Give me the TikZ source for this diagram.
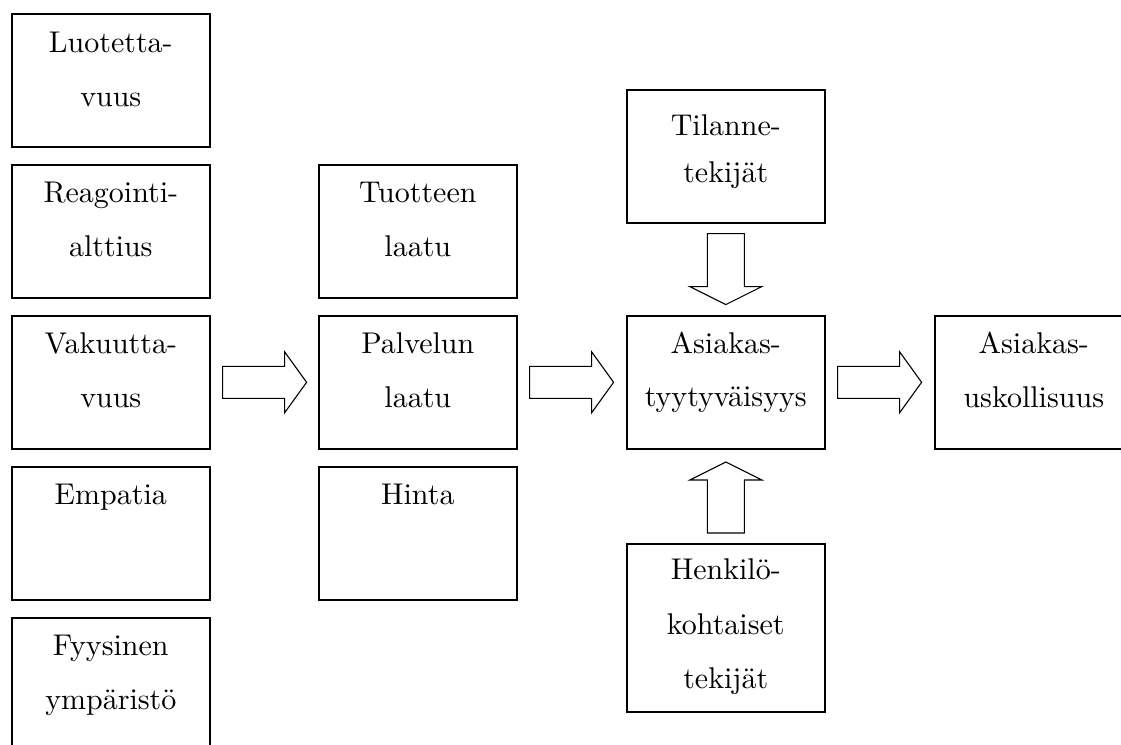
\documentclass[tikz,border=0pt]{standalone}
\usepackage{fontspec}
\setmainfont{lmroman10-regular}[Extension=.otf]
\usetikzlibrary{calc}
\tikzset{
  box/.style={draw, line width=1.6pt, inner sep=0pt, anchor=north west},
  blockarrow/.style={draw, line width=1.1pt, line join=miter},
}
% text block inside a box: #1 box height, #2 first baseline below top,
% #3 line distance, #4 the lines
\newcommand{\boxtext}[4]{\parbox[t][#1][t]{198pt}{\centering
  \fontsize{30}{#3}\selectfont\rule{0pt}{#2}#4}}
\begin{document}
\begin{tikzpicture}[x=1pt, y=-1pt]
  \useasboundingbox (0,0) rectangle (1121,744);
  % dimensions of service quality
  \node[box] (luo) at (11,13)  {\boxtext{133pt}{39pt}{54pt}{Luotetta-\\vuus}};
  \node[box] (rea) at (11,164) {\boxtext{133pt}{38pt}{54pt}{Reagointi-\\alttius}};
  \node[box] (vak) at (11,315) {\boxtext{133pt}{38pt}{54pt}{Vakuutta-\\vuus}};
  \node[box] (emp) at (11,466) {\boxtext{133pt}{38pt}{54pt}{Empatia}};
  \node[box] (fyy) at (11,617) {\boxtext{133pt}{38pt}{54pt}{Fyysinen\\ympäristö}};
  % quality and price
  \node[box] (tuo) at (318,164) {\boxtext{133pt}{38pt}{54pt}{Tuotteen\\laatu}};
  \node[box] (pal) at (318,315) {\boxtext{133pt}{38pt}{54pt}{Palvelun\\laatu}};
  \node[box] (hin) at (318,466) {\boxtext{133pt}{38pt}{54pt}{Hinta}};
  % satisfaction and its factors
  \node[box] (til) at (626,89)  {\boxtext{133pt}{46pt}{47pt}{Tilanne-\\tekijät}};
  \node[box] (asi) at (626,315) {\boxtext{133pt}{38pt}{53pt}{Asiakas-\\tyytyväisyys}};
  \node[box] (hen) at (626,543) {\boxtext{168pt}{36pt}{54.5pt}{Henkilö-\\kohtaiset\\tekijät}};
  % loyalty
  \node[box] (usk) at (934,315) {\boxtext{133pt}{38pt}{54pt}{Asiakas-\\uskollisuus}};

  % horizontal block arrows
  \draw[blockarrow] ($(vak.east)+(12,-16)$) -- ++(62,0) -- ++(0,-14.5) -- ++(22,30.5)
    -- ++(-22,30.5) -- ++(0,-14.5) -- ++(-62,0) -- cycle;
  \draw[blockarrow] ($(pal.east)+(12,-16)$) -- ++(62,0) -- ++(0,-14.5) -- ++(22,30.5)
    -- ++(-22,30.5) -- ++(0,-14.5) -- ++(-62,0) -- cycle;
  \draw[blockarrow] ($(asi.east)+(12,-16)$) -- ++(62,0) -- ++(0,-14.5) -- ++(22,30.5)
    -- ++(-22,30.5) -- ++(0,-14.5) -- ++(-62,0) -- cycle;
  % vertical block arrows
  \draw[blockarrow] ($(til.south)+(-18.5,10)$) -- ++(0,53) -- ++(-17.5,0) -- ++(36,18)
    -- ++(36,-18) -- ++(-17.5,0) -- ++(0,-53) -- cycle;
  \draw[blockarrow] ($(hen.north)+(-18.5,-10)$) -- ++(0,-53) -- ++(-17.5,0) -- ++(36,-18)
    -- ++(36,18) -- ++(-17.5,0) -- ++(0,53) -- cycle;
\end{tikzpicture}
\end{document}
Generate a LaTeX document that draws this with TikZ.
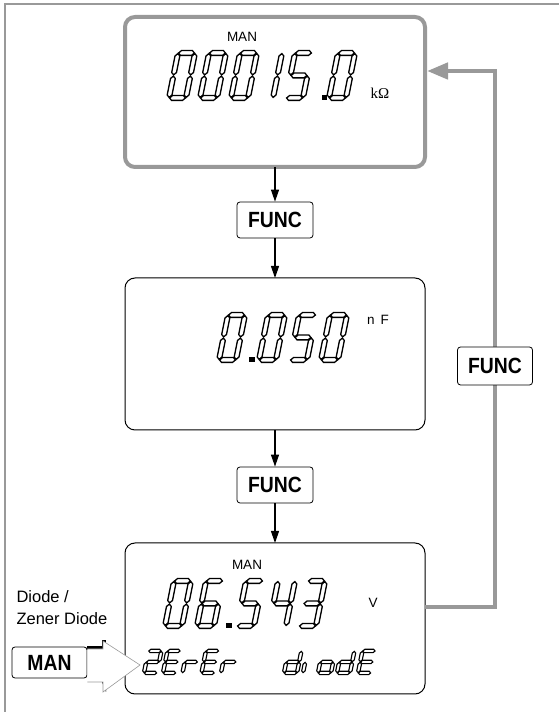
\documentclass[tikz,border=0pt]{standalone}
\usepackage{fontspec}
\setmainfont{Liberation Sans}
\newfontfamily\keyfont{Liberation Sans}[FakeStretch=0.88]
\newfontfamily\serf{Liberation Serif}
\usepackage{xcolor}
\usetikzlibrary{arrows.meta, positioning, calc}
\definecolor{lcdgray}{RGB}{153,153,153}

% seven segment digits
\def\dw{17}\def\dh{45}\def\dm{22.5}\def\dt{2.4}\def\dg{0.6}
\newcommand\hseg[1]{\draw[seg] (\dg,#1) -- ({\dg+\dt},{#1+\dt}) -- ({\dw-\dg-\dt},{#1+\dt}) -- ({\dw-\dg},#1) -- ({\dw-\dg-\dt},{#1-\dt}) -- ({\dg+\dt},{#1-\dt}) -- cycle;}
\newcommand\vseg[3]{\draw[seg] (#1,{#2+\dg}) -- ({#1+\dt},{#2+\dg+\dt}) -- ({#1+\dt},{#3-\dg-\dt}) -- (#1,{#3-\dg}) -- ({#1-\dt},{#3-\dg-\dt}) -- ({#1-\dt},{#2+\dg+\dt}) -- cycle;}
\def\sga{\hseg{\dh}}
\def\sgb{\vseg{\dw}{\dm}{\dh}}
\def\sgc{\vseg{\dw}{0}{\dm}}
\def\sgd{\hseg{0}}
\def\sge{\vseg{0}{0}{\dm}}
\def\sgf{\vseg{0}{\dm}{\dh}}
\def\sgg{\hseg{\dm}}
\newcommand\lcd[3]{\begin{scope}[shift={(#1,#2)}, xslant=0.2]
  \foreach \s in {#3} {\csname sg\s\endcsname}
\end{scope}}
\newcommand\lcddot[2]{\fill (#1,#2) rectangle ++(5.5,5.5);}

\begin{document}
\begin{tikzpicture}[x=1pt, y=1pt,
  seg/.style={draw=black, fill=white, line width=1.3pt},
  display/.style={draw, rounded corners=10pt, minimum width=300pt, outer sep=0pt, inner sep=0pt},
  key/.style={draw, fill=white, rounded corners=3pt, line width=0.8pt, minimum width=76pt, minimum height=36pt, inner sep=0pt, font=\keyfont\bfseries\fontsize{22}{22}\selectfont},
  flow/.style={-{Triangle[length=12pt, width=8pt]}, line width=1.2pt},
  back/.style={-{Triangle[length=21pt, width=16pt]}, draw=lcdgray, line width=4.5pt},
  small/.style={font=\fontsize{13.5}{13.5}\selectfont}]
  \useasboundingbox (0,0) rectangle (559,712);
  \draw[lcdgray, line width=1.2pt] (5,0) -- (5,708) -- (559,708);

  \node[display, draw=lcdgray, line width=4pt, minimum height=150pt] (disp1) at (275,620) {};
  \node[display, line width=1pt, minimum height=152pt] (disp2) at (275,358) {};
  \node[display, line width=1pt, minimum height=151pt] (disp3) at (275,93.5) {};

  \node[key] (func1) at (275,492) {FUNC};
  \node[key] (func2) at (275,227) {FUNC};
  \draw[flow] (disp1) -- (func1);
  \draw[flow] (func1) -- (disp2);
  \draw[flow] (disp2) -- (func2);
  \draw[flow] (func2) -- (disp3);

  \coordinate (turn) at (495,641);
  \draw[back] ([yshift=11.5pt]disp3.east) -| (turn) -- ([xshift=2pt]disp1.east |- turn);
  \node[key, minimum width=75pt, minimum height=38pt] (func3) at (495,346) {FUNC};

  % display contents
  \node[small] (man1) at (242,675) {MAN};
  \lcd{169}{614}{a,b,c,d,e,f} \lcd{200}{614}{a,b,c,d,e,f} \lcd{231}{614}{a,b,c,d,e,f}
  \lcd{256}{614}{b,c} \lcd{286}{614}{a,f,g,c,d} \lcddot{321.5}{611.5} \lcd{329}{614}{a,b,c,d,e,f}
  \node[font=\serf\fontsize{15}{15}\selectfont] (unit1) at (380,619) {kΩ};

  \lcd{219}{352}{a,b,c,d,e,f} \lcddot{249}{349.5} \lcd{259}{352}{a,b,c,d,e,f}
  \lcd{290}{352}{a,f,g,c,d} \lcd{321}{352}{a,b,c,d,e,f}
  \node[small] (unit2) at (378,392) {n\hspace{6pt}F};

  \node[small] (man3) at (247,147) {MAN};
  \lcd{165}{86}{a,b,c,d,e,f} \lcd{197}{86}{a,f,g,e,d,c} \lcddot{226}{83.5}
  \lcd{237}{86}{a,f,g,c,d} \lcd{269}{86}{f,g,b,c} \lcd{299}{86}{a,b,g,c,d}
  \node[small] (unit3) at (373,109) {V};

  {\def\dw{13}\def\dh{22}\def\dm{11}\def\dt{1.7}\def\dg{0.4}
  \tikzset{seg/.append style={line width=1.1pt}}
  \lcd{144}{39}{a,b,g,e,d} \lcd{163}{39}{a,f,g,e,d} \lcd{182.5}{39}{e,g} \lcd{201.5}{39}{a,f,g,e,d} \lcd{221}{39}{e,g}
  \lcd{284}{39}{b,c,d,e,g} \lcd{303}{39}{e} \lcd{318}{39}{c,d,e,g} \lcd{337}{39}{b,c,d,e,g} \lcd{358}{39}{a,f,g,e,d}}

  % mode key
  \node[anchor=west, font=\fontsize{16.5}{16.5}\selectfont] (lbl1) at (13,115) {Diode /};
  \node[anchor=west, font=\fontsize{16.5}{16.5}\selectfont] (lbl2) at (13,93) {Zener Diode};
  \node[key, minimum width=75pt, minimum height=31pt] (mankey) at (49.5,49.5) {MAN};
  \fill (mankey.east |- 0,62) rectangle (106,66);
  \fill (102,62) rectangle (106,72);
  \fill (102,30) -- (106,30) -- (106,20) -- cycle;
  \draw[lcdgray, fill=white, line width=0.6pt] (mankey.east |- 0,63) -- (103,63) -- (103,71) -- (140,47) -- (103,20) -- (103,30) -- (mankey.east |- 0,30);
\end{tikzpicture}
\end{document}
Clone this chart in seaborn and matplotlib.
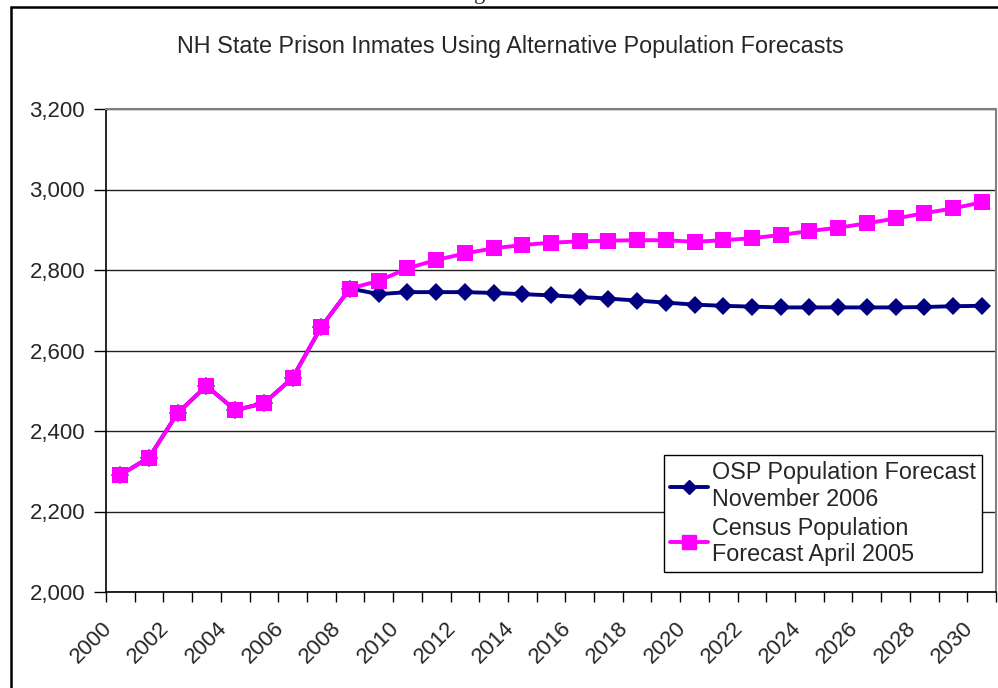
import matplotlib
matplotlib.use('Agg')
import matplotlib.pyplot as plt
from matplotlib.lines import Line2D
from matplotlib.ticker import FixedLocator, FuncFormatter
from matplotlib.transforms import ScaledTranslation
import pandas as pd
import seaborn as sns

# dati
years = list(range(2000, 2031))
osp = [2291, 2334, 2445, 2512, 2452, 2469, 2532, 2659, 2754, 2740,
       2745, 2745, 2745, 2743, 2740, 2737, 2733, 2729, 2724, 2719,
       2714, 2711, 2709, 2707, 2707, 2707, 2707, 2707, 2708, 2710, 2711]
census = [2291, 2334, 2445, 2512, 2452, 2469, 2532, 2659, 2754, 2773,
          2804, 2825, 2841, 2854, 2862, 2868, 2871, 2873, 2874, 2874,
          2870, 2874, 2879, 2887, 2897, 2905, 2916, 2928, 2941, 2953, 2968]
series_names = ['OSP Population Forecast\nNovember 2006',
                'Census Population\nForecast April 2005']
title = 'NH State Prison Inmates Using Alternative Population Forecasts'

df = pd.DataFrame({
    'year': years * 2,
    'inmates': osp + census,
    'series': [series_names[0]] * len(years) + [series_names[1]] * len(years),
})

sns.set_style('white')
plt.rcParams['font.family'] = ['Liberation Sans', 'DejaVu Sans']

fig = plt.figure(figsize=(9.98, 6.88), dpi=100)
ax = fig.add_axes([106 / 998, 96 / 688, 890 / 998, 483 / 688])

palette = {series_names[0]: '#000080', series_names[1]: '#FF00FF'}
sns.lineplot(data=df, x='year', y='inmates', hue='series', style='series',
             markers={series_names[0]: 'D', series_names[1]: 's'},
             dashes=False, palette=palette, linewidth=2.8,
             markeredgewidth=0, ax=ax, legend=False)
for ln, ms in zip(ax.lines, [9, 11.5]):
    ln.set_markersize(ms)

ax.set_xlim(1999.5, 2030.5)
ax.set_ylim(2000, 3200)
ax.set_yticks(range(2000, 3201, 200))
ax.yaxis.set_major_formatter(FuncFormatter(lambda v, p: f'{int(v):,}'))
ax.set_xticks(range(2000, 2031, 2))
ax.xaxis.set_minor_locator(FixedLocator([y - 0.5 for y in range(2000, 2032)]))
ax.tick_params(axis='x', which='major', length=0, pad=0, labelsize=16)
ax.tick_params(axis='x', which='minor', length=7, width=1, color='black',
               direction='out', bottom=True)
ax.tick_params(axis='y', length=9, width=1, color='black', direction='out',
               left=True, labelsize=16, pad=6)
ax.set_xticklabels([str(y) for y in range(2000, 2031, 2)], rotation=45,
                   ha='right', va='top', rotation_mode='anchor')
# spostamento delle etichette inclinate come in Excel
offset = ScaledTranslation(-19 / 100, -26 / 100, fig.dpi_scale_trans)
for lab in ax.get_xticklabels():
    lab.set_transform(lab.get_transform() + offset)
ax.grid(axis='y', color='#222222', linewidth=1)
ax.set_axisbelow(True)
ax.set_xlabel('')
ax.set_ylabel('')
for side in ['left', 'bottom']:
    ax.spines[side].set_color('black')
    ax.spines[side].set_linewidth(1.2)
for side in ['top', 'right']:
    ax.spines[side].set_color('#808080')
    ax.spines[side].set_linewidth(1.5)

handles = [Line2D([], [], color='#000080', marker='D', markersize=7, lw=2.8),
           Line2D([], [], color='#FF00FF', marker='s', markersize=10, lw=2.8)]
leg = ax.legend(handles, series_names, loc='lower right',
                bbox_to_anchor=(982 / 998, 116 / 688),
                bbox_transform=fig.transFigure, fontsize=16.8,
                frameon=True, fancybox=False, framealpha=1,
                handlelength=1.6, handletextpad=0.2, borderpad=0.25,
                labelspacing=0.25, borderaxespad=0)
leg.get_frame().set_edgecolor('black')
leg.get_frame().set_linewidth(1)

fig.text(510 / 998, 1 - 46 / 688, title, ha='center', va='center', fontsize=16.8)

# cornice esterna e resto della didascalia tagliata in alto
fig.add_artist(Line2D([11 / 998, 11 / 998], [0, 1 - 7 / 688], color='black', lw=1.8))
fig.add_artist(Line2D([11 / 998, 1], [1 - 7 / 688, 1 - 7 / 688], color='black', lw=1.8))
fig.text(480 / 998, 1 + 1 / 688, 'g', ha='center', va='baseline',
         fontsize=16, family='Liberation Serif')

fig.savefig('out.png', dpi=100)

■ STATED TASK ■
Every line from the one containing "Generate a LaTeX" to the one containing "(5,708) -- (559,708);" should be output exactly, both ends included. Nothing else goes in, and no pictures either.

■ RESPONSE ■
Generate a LaTeX document that draws this with TikZ.
\documentclass[tikz,border=0pt]{standalone}
\usepackage{fontspec}
\setmainfont{Liberation Sans}
\newfontfamily\keyfont{Liberation Sans}[FakeStretch=0.88]
\newfontfamily\serf{Liberation Serif}
\usepackage{xcolor}
\usetikzlibrary{arrows.meta, positioning, calc}
\definecolor{lcdgray}{RGB}{153,153,153}

% seven segment digits
\def\dw{17}\def\dh{45}\def\dm{22.5}\def\dt{2.4}\def\dg{0.6}
\newcommand\hseg[1]{\draw[seg] (\dg,#1) -- ({\dg+\dt},{#1+\dt}) -- ({\dw-\dg-\dt},{#1+\dt}) -- ({\dw-\dg},#1) -- ({\dw-\dg-\dt},{#1-\dt}) -- ({\dg+\dt},{#1-\dt}) -- cycle;}
\newcommand\vseg[3]{\draw[seg] (#1,{#2+\dg}) -- ({#1+\dt},{#2+\dg+\dt}) -- ({#1+\dt},{#3-\dg-\dt}) -- (#1,{#3-\dg}) -- ({#1-\dt},{#3-\dg-\dt}) -- ({#1-\dt},{#2+\dg+\dt}) -- cycle;}
\def\sga{\hseg{\dh}}
\def\sgb{\vseg{\dw}{\dm}{\dh}}
\def\sgc{\vseg{\dw}{0}{\dm}}
\def\sgd{\hseg{0}}
\def\sge{\vseg{0}{0}{\dm}}
\def\sgf{\vseg{0}{\dm}{\dh}}
\def\sgg{\hseg{\dm}}
\newcommand\lcd[3]{\begin{scope}[shift={(#1,#2)}, xslant=0.2]
  \foreach \s in {#3} {\csname sg\s\endcsname}
\end{scope}}
\newcommand\lcddot[2]{\fill (#1,#2) rectangle ++(5.5,5.5);}

\begin{document}
\begin{tikzpicture}[x=1pt, y=1pt,
  seg/.style={draw=black, fill=white, line width=1.3pt},
  display/.style={draw, rounded corners=10pt, minimum width=300pt, outer sep=0pt, inner sep=0pt},
  key/.style={draw, fill=white, rounded corners=3pt, line width=0.8pt, minimum width=76pt, minimum height=36pt, inner sep=0pt, font=\keyfont\bfseries\fontsize{22}{22}\selectfont},
  flow/.style={-{Triangle[length=12pt, width=8pt]}, line width=1.2pt},
  back/.style={-{Triangle[length=21pt, width=16pt]}, draw=lcdgray, line width=4.5pt},
  small/.style={font=\fontsize{13.5}{13.5}\selectfont}]
  \useasboundingbox (0,0) rectangle (559,712);
  \draw[lcdgray, line width=1.2pt] (5,0) -- (5,708) -- (559,708);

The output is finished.